Word for word, give the material below again, minus any images.

▶ **Raw data**:
▼
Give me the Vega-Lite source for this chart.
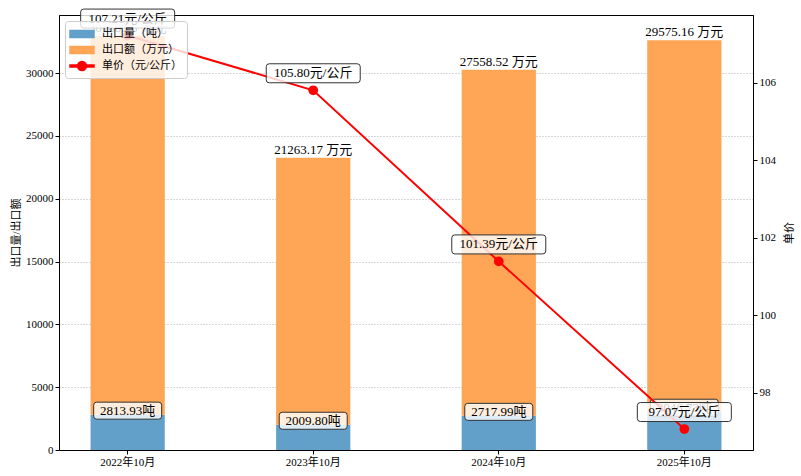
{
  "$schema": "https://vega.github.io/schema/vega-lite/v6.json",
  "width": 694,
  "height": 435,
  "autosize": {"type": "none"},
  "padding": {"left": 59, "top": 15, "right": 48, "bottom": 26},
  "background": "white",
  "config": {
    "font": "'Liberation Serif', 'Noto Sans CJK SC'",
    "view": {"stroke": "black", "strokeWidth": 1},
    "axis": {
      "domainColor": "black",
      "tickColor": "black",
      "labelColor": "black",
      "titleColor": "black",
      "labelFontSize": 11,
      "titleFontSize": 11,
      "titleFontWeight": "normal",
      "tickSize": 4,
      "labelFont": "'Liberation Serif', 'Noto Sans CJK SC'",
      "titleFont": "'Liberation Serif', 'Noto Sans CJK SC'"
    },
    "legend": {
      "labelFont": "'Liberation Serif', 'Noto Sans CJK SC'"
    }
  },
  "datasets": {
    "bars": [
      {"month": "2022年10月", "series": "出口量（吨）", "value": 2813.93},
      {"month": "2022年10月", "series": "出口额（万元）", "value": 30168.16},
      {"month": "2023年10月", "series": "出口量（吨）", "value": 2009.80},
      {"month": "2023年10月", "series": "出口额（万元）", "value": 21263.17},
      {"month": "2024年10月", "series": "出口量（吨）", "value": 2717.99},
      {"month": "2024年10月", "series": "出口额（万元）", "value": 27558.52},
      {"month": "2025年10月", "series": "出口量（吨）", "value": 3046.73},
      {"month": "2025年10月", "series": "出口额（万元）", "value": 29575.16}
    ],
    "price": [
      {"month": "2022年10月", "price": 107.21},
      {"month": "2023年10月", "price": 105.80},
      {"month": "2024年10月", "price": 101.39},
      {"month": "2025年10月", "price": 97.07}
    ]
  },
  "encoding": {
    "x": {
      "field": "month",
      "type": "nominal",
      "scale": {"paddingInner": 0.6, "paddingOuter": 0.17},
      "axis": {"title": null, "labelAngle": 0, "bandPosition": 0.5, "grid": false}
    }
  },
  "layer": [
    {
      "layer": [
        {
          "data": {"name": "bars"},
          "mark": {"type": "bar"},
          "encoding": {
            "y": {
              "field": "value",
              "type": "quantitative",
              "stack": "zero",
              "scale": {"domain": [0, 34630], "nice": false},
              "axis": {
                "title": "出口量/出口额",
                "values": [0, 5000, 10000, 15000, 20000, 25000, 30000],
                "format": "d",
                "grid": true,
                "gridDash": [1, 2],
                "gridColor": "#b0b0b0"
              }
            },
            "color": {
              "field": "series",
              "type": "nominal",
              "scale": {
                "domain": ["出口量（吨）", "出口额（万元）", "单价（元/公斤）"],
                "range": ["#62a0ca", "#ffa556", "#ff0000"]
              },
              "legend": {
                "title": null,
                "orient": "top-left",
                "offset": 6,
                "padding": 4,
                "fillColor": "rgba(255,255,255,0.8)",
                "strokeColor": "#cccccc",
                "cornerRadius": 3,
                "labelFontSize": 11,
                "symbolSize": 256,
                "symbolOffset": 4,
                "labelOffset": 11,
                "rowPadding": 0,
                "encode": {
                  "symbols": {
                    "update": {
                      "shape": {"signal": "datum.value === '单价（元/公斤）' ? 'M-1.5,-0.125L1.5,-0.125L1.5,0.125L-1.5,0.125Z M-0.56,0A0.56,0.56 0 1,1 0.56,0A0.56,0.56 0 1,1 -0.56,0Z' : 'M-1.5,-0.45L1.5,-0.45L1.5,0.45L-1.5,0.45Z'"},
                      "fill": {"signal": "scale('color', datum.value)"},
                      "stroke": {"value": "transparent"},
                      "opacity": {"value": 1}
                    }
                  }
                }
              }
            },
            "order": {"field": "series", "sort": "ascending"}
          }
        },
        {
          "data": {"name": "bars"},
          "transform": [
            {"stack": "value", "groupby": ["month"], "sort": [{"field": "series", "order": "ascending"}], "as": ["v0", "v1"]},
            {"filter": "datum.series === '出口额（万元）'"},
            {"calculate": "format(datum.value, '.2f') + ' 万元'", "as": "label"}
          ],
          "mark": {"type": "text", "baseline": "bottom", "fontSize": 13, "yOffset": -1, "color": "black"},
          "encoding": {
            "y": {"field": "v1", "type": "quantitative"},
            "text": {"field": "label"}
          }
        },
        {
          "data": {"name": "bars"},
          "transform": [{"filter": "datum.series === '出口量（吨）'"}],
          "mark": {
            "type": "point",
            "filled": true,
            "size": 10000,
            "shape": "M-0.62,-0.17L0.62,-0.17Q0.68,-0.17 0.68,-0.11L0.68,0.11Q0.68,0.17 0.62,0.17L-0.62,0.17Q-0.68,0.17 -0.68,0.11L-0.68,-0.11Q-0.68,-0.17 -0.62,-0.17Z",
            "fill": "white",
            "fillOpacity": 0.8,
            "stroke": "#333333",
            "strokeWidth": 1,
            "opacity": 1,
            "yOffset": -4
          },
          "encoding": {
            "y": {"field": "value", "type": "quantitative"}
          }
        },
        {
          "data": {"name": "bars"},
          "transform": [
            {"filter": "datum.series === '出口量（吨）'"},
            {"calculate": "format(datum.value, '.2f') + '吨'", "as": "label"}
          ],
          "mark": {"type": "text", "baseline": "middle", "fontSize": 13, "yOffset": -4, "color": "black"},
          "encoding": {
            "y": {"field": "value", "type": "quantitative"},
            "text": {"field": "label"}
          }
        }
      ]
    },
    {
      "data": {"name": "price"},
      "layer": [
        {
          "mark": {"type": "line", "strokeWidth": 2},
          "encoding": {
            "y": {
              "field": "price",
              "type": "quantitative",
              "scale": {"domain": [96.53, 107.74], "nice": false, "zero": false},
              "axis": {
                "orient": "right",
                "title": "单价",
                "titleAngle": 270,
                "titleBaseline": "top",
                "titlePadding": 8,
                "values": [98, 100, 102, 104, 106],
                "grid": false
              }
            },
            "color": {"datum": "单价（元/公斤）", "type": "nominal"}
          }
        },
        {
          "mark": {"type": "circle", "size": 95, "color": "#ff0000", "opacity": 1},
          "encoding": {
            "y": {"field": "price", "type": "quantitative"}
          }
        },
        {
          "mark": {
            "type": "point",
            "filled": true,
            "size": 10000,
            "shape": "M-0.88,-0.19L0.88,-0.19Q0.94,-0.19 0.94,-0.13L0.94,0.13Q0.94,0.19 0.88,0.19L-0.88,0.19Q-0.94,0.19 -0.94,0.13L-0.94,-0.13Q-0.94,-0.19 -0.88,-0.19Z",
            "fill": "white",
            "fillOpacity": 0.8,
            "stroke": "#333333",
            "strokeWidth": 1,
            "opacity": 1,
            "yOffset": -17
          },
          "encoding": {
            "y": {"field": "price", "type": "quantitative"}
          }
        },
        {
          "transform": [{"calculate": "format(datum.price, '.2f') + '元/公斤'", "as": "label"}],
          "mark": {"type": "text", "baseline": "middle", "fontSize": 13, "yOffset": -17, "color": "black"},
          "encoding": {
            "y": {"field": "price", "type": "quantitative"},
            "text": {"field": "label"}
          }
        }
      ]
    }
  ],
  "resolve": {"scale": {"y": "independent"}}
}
▲
▶ **Answer**:
Give me the Vega-Lite source for this chart.
{
  "$schema": "https://vega.github.io/schema/vega-lite/v6.json",
  "width": 694,
  "height": 435,
  "autosize": {"type": "none"},
  "padding": {"left": 59, "top": 15, "right": 48, "bottom": 26},
  "background": "white",
  "config": {
    "font": "'Liberation Serif', 'Noto Sans CJK SC'",
    "view": {"stroke": "black", "strokeWidth": 1},
    "axis": {
      "domainColor": "black",
      "tickColor": "black",
      "labelColor": "black",
      "titleColor": "black",
      "labelFontSize": 11,
      "titleFontSize": 11,
      "titleFontWeight": "normal",
      "tickSize": 4,
      "labelFont": "'Liberation Serif', 'Noto Sans CJK SC'",
      "titleFont": "'Liberation Serif', 'Noto Sans CJK SC'"
    },
    "legend": {
      "labelFont": "'Liberation Serif', 'Noto Sans CJK SC'"
    }
  },
  "datasets": {
    "bars": [
      {"month": "2022年10月", "series": "出口量（吨）", "value": 2813.93},
      {"month": "2022年10月", "series": "出口额（万元）", "value": 30168.16},
      {"month": "2023年10月", "series": "出口量（吨）", "value": 2009.80},
      {"month": "2023年10月", "series": "出口额（万元）", "value": 21263.17},
      {"month": "2024年10月", "series": "出口量（吨）", "value": 2717.99},
      {"month": "2024年10月", "series": "出口额（万元）", "value": 27558.52},
      {"month": "2025年10月", "series": "出口量（吨）", "value": 3046.73},
      {"month": "2025年10月", "series": "出口额（万元）", "value": 29575.16}
    ],
    "price": [
      {"month": "2022年10月", "price": 107.21},
      {"month": "2023年10月", "price": 105.80},
      {"month": "2024年10月", "price": 101.39},
      {"month": "2025年10月", "price": 97.07}
    ]
  },
  "encoding": {
    "x": {
      "field": "month",
      "type": "nominal",
      "scale": {"paddingInner": 0.6, "paddingOuter": 0.17},
      "axis": {"title": null, "labelAngle": 0, "bandPosition": 0.5, "grid": false}
    }
  },
  "layer": [
    {
      "layer": [
        {
          "data": {"name": "bars"},
          "mark": {"type": "bar"},
          "encoding": {
            "y": {
              "field": "value",
              "type": "quantitative",
              "stack": "zero",
              "scale": {"domain": [0, 34630], "nice": false},
              "axis": {
                "title": "出口量/出口额",
                "values": [0, 5000, 10000, 15000, 20000, 25000, 30000],
                "format": "d",
                "grid": true,
                "gridDash": [1, 2],
                "gridColor": "#b0b0b0"
              }
            },
            "color": {
              "field": "series",
              "type": "nominal",
              "scale": {
                "domain": ["出口量（吨）", "出口额（万元）", "单价（元/公斤）"],
                "range": ["#62a0ca", "#ffa556", "#ff0000"]
              },
              "legend": {
                "title": null,
                "orient": "top-left",
                "offset": 6,
                "padding": 4,
                "fillColor": "rgba(255,255,255,0.8)",
                "strokeColor": "#cccccc",
                "cornerRadius": 3,
                "labelFontSize": 11,
                "symbolSize": 256,
                "symbolOffset": 4,
                "labelOffset": 11,
                "rowPadding": 0,
                "encode": {
                  "symbols": {
                    "update": {
                      "shape": {"signal": "datum.value === '单价（元/公斤）' ? 'M-1.5,-0.125L1.5,-0.125L1.5,0.125L-1.5,0.125Z M-0.56,0A0.56,0.56 0 1,1 0.56,0A0.56,0.56 0 1,1 -0.56,0Z' : 'M-1.5,-0.45L1.5,-0.45L1.5,0.45L-1.5,0.45Z'"},
                      "fill": {"signal": "scale('color', datum.value)"},
                      "stroke": {"value": "transparent"},
                      "opacity": {"value": 1}
                    }
                  }
                }
              }
            },
            "order": {"field": "series", "sort": "ascending"}
          }
        },
        {
          "data": {"name": "bars"},
          "transform": [
            {"stack": "value", "groupby": ["month"], "sort": [{"field": "series", "order": "ascending"}], "as": ["v0", "v1"]},
            {"filter": "datum.series === '出口额（万元）'"},
            {"calculate": "format(datum.value, '.2f') + ' 万元'", "as": "label"}
          ],
          "mark": {"type": "text", "baseline": "bottom", "fontSize": 13, "yOffset": -1, "color": "black"},
          "encoding": {
            "y": {"field": "v1", "type": "quantitative"},
            "text": {"field": "label"}
          }
        },
        {
          "data": {"name": "bars"},
          "transform": [{"filter": "datum.series === '出口量（吨）'"}],
          "mark": {
            "type": "point",
            "filled": true,
            "size": 10000,
            "shape": "M-0.62,-0.17L0.62,-0.17Q0.68,-0.17 0.68,-0.11L0.68,0.11Q0.68,0.17 0.62,0.17L-0.62,0.17Q-0.68,0.17 -0.68,0.11L-0.68,-0.11Q-0.68,-0.17 -0.62,-0.17Z",
            "fill": "white",
            "fillOpacity": 0.8,
            "stroke": "#333333",
            "strokeWidth": 1,
            "opacity": 1,
            "yOffset": -4
          },
          "encoding": {
            "y": {"field": "value", "type": "quantitative"}
          }
        },
        {
          "data": {"name": "bars"},
          "transform": [
            {"filter": "datum.series === '出口量（吨）'"},
            {"calculate": "format(datum.value, '.2f') + '吨'", "as": "label"}
          ],
          "mark": {"type": "text", "baseline": "middle", "fontSize": 13, "yOffset": -4, "color": "black"},
          "encoding": {
            "y": {"field": "value", "type": "quantitative"},
            "text": {"field": "label"}
          }
        }
      ]
    },
    {
      "data": {"name": "price"},
      "layer": [
        {
          "mark": {"type": "line", "strokeWidth": 2},
          "encoding": {
            "y": {
              "field": "price",
              "type": "quantitative",
              "scale": {"domain": [96.53, 107.74], "nice": false, "zero": false},
              "axis": {
                "orient": "right",
                "title": "单价",
                "titleAngle": 270,
                "titleBaseline": "top",
                "titlePadding": 8,
                "values": [98, 100, 102, 104, 106],
                "grid": false
              }
            },
            "color": {"datum": "单价（元/公斤）", "type": "nominal"}
          }
        },
        {
          "mark": {"type": "circle", "size": 95, "color": "#ff0000", "opacity": 1},
          "encoding": {
            "y": {"field": "price", "type": "quantitative"}
          }
        },
        {
          "mark": {
            "type": "point",
            "filled": true,
            "size": 10000,
            "shape": "M-0.88,-0.19L0.88,-0.19Q0.94,-0.19 0.94,-0.13L0.94,0.13Q0.94,0.19 0.88,0.19L-0.88,0.19Q-0.94,0.19 -0.94,0.13L-0.94,-0.13Q-0.94,-0.19 -0.88,-0.19Z",
            "fill": "white",
            "fillOpacity": 0.8,
            "stroke": "#333333",
            "strokeWidth": 1,
            "opacity": 1,
            "yOffset": -17
          },
          "encoding": {
            "y": {"field": "price", "type": "quantitative"}
          }
        },
        {
          "transform": [{"calculate": "format(datum.price, '.2f') + '元/公斤'", "as": "label"}],
          "mark": {"type": "text", "baseline": "middle", "fontSize": 13, "yOffset": -17, "color": "black"},
          "encoding": {
            "y": {"field": "price", "type": "quantitative"},
            "text": {"field": "label"}
          }
        }
      ]
    }
  ],
  "resolve": {"scale": {"y": "independent"}}
}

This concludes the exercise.